This section is from the "The Fruit Manual; Containing The Descriptions and synonymes of the fruits and fruit trees commonly met with in the gardens & orchards of Great Britain, with selected lists of those most worthy of cultivation" book, by Robert Hogg. Also available from Amazon: The Fruit Manual
Fifteen years ago I published a Manual of Fruits, which at the time included most of the varieties found in nurseries and private gardens. This being favour-ably received, the whole impression was sold within a twelvemonth, and I was repeatedly urged to prepare a new edition.
About that time numerous new varieties of fruits were introduced to British gardens, and it was therefore necessary that their merits should be fairly tested before a new edition could be published of a work professing to furnish information respecting the fruits and fruit trees commonly cultivated in this country.
During the interval that has elapsed I have examined the greater number of the new, and many of the older varieties not formerly included, and I am now enabled to present a work more complete and useful than I could have done had I entered upon it at an earlier period.
In the present volume I have not attempted to enumerate all the varieties of fruits known to exist in the country, but to describe those only which either are in cultivation, or are worthy of being cultivated for their superior merits.
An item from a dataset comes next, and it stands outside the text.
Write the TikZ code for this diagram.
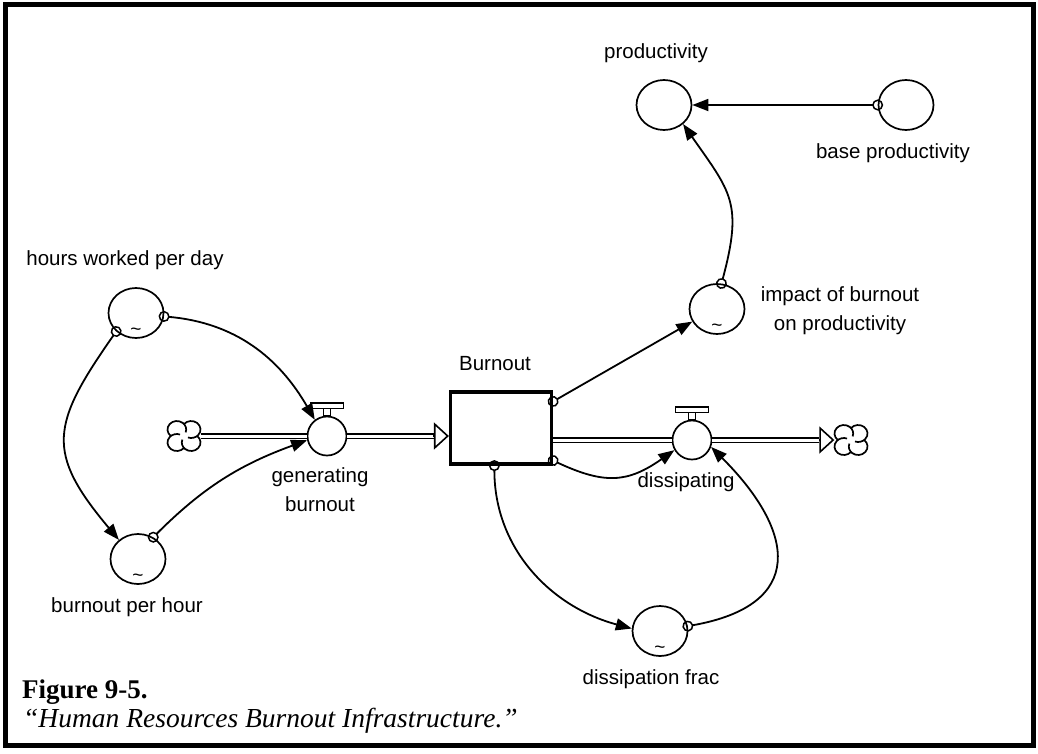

In some instances there are sorts mentioned, not because of their excellence, but because of their popularity from long usage, and in such, cases I have stated their true character in comparison with others.
My object has been to prepare a convenient manual of reference for amateur fruit-growers, nurserymen, and professional gardeners, and to condense in a space as small as possible all useful information respecting the varieties of fruits mentioned. I have been particularly careful in regard of the synonymes; and at the end of each of the kinds of fruits I have given selections of varieties for limited gardens, and for different situations and aspects. In most cases I have given a synoptical arrangement of the different fruits by which to facilitate their identification; and I trust that the pains which have been bestowed upon the work generally, will secure for it a favourable reception, and an indulgent consideration for any errors that inadvertently may have occurred.
61, Winchester Street, Pimlico. Sept. 1st, 1860.